**Given exercise:** Copy everything in the listing below word for word, apart from any images.

**Data section:**

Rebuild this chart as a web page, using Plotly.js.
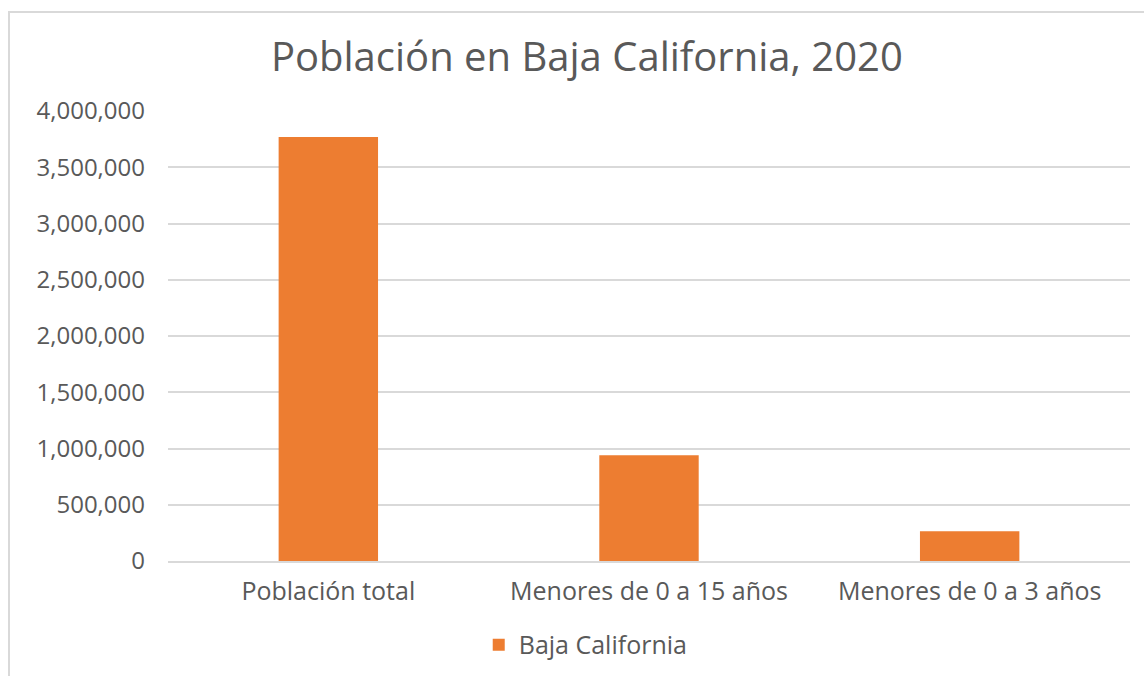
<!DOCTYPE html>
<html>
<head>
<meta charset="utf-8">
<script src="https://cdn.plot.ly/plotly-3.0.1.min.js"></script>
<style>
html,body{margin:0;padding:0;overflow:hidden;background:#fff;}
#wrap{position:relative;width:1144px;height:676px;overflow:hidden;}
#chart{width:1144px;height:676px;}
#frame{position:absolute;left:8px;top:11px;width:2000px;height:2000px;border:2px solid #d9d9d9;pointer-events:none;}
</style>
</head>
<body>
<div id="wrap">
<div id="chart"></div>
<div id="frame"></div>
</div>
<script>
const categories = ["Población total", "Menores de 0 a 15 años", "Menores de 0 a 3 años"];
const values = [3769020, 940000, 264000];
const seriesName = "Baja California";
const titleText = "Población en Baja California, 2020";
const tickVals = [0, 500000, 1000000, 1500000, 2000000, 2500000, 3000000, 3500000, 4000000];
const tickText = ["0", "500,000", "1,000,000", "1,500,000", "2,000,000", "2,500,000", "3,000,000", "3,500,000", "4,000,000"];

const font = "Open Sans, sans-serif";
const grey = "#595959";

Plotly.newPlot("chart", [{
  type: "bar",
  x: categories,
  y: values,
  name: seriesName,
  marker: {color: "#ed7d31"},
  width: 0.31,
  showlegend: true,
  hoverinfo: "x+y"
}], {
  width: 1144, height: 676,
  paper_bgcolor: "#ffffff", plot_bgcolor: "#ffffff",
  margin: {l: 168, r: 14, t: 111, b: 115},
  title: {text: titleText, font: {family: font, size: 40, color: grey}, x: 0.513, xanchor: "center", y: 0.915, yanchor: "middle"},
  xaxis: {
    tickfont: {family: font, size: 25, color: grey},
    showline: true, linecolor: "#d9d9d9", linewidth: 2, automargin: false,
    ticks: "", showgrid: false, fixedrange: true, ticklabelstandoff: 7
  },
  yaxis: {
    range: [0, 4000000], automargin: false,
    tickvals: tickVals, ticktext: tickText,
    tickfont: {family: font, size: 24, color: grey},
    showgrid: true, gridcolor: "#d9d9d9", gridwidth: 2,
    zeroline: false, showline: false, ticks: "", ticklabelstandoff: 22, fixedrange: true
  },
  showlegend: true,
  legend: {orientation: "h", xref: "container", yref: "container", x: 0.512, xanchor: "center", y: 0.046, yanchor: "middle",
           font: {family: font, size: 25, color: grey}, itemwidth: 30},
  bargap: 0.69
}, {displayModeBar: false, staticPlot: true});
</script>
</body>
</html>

**The reply:**
Rebuild this chart as a web page, using Plotly.js.
<!DOCTYPE html>
<html>
<head>
<meta charset="utf-8">
<script src="https://cdn.plot.ly/plotly-3.0.1.min.js"></script>
<style>
html,body{margin:0;padding:0;overflow:hidden;background:#fff;}
#wrap{position:relative;width:1144px;height:676px;overflow:hidden;}
#chart{width:1144px;height:676px;}
#frame{position:absolute;left:8px;top:11px;width:2000px;height:2000px;border:2px solid #d9d9d9;pointer-events:none;}
</style>
</head>
<body>
<div id="wrap">
<div id="chart"></div>
<div id="frame"></div>
</div>
<script>
const categories = ["Población total", "Menores de 0 a 15 años", "Menores de 0 a 3 años"];
const values = [3769020, 940000, 264000];
const seriesName = "Baja California";
const titleText = "Población en Baja California, 2020";
const tickVals = [0, 500000, 1000000, 1500000, 2000000, 2500000, 3000000, 3500000, 4000000];
const tickText = ["0", "500,000", "1,000,000", "1,500,000", "2,000,000", "2,500,000", "3,000,000", "3,500,000", "4,000,000"];

const font = "Open Sans, sans-serif";
const grey = "#595959";

Plotly.newPlot("chart", [{
  type: "bar",
  x: categories,
  y: values,
  name: seriesName,
  marker: {color: "#ed7d31"},
  width: 0.31,
  showlegend: true,
  hoverinfo: "x+y"
}], {
  width: 1144, height: 676,
  paper_bgcolor: "#ffffff", plot_bgcolor: "#ffffff",
  margin: {l: 168, r: 14, t: 111, b: 115},
  title: {text: titleText, font: {family: font, size: 40, color: grey}, x: 0.513, xanchor: "center", y: 0.915, yanchor: "middle"},
  xaxis: {
    tickfont: {family: font, size: 25, color: grey},
    showline: true, linecolor: "#d9d9d9", linewidth: 2, automargin: false,
    ticks: "", showgrid: false, fixedrange: true, ticklabelstandoff: 7
  },
  yaxis: {
    range: [0, 4000000], automargin: false,
    tickvals: tickVals, ticktext: tickText,
    tickfont: {family: font, size: 24, color: grey},
    showgrid: true, gridcolor: "#d9d9d9", gridwidth: 2,
    zeroline: false, showline: false, ticks: "", ticklabelstandoff: 22, fixedrange: true
  },
  showlegend: true,
  legend: {orientation: "h", xref: "container", yref: "container", x: 0.512, xanchor: "center", y: 0.046, yanchor: "middle",
           font: {family: font, size: 25, color: grey}, itemwidth: 30},
  bargap: 0.69
}, {displayModeBar: false, staticPlot: true});
</script>
</body>
</html>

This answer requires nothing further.